Task input:

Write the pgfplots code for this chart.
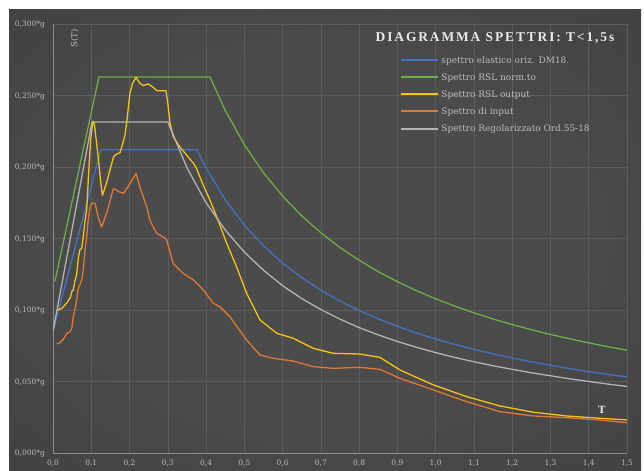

---

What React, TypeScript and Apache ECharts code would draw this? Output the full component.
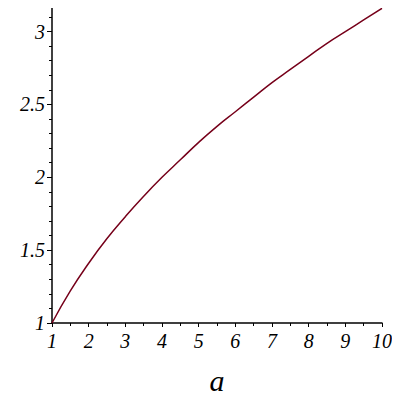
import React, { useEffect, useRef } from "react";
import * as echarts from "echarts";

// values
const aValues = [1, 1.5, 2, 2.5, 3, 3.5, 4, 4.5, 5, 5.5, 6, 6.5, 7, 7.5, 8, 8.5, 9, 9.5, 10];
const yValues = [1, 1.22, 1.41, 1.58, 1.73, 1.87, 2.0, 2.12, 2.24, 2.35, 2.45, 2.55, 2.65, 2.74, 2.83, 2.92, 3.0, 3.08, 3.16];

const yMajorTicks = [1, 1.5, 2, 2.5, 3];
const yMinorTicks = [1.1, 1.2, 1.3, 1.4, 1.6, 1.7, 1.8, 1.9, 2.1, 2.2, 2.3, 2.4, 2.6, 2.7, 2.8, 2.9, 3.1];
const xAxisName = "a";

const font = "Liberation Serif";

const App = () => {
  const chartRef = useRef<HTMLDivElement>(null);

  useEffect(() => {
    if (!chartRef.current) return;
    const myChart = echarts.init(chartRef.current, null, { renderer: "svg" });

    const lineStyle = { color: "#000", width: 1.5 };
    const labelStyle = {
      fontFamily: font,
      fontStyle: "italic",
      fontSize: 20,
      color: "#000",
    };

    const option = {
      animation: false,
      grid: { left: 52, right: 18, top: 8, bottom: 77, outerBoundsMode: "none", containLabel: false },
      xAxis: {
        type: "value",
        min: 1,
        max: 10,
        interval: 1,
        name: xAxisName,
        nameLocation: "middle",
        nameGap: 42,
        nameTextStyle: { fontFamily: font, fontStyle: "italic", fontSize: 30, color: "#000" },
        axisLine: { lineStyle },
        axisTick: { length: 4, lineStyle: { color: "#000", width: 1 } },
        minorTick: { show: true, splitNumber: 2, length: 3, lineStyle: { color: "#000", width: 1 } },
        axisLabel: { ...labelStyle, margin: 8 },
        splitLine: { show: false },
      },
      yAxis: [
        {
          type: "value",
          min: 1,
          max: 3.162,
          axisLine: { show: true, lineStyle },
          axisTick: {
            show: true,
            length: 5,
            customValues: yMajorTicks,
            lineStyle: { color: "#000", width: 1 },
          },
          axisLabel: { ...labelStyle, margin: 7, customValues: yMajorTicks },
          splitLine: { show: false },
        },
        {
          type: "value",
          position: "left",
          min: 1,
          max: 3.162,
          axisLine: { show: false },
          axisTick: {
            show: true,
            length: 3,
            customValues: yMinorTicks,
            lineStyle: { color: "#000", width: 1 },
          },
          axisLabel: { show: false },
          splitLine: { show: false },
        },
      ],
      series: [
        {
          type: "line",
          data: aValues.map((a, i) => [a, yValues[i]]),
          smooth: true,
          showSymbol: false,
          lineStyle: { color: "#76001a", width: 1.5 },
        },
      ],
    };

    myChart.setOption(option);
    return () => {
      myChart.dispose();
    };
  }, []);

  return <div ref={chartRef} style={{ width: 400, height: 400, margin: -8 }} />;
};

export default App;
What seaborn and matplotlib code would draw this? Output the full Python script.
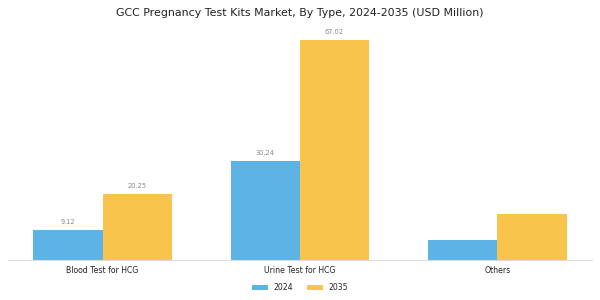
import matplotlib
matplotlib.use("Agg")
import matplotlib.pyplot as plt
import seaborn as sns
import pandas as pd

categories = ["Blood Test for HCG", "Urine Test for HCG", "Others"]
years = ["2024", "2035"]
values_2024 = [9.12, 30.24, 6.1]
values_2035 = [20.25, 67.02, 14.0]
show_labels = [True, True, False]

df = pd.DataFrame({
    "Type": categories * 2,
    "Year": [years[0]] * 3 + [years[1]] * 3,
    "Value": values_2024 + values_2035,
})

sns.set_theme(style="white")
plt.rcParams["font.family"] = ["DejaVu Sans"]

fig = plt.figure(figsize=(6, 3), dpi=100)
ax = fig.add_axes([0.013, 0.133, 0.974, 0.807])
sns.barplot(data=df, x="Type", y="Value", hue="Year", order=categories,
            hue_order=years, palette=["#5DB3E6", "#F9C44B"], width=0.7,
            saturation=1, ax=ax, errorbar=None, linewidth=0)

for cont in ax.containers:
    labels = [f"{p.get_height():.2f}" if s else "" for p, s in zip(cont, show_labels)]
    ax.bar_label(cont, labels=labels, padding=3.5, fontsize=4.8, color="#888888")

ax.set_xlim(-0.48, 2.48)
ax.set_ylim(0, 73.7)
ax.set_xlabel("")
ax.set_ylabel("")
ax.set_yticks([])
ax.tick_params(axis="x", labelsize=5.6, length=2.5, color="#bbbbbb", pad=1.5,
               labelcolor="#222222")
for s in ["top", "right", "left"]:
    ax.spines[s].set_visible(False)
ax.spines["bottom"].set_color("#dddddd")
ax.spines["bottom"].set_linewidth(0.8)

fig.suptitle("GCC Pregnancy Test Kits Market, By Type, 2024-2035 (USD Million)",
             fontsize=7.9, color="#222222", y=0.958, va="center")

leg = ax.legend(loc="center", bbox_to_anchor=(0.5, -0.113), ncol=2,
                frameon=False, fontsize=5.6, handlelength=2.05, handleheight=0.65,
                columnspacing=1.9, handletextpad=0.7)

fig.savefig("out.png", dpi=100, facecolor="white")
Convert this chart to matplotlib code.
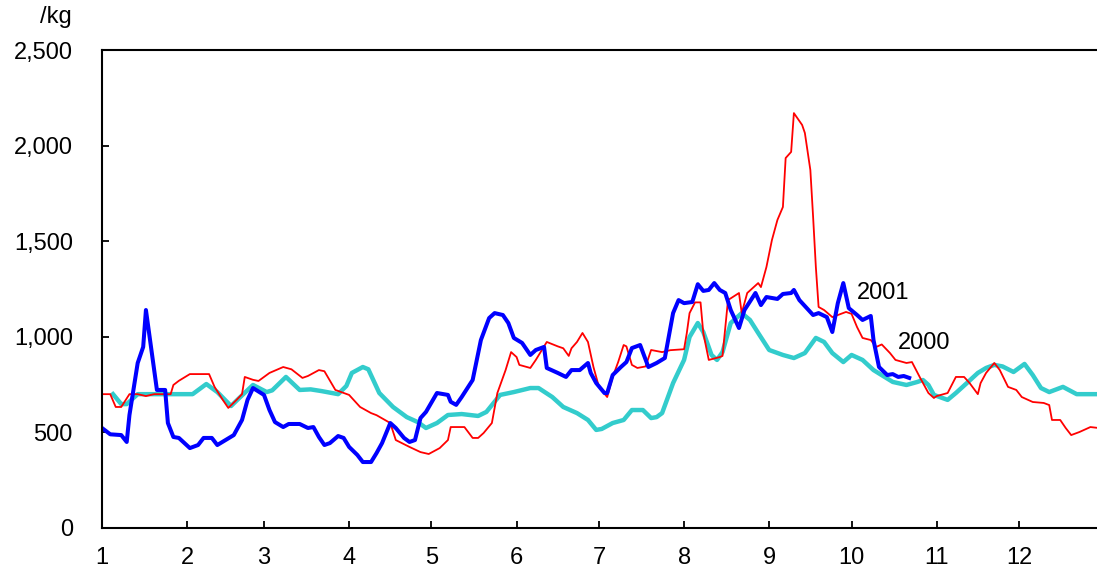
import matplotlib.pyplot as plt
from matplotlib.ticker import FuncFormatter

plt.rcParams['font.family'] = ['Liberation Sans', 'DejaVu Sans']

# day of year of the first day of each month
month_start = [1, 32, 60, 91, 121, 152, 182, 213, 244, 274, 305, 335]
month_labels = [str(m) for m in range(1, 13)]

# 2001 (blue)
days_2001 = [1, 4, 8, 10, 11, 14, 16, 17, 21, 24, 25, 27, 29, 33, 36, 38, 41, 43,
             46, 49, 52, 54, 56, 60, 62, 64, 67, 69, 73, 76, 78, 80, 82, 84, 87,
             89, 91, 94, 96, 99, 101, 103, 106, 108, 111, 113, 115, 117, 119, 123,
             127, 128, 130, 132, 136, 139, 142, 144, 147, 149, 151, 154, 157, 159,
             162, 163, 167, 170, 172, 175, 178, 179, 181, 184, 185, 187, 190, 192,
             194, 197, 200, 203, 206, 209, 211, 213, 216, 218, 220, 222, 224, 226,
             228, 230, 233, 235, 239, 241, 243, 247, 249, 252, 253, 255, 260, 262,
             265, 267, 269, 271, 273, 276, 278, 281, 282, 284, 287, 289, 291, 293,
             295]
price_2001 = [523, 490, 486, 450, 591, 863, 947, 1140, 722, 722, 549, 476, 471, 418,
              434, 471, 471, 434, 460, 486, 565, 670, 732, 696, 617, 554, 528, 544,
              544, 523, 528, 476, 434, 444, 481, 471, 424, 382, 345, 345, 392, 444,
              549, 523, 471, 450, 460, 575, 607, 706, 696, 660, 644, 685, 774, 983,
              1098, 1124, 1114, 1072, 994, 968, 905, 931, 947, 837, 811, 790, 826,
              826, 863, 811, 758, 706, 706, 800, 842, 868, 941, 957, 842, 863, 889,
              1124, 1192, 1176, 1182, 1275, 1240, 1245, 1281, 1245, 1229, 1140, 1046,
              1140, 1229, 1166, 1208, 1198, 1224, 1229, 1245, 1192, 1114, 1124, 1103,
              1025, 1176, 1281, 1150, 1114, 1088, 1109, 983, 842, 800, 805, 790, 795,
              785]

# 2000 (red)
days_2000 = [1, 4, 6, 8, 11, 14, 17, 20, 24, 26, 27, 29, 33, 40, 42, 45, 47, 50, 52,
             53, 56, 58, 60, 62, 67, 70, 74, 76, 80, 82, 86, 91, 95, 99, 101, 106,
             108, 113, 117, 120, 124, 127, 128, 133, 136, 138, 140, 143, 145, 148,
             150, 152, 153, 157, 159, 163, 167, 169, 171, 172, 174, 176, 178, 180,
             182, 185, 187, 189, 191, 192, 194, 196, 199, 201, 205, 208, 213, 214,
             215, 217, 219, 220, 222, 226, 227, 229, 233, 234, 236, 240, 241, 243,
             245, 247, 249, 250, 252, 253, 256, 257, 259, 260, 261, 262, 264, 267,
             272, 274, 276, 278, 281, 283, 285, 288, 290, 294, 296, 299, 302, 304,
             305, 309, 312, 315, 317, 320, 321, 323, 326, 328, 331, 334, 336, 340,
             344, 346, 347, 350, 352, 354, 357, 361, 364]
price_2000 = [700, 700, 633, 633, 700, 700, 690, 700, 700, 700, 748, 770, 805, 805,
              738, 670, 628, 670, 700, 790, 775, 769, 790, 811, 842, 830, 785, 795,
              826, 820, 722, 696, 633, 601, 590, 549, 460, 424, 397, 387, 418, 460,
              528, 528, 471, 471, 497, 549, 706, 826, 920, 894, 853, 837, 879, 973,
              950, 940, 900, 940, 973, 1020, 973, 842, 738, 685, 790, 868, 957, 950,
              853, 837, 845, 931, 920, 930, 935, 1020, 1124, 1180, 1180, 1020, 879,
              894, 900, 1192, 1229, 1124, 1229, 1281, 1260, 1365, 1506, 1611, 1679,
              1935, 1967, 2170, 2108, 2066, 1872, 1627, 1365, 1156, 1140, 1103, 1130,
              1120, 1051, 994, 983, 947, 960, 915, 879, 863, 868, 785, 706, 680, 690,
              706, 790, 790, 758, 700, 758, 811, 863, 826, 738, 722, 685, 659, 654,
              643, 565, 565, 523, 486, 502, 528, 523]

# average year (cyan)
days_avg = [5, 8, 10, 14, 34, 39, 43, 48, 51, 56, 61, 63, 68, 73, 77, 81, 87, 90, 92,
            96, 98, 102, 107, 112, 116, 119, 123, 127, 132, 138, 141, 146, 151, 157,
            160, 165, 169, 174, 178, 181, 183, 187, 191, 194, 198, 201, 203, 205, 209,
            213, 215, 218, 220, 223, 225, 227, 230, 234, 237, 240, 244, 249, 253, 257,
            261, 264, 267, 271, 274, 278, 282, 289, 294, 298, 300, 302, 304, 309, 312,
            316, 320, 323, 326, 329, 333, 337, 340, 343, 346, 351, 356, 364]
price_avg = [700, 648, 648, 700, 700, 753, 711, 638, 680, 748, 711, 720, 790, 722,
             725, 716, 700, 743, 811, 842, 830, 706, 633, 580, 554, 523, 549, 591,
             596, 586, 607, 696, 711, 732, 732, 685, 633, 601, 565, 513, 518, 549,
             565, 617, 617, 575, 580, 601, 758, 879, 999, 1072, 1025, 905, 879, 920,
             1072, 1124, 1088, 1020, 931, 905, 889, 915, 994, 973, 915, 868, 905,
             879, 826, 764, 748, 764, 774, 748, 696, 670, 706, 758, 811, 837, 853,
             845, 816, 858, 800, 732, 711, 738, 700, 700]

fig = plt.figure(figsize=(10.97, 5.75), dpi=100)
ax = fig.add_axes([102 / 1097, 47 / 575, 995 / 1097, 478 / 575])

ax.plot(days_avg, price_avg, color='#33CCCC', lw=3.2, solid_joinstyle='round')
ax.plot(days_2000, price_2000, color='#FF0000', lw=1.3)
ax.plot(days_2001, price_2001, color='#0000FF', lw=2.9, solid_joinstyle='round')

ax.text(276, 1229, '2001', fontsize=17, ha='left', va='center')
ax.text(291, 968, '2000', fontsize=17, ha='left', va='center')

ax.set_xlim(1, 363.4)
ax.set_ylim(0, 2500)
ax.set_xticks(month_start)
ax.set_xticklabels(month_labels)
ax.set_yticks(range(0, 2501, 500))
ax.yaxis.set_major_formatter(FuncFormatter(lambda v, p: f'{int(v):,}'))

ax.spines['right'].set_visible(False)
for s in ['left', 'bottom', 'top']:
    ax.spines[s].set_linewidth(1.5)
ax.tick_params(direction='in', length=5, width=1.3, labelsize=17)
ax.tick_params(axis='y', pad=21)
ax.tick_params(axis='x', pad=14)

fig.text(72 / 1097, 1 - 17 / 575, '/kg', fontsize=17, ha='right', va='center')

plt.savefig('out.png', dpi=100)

Your task: Find the word "seaborn" in the entries above and gather every line that holds it.

Solution:
What seaborn and matplotlib code would draw this? Output the full Python script.
import seaborn as sns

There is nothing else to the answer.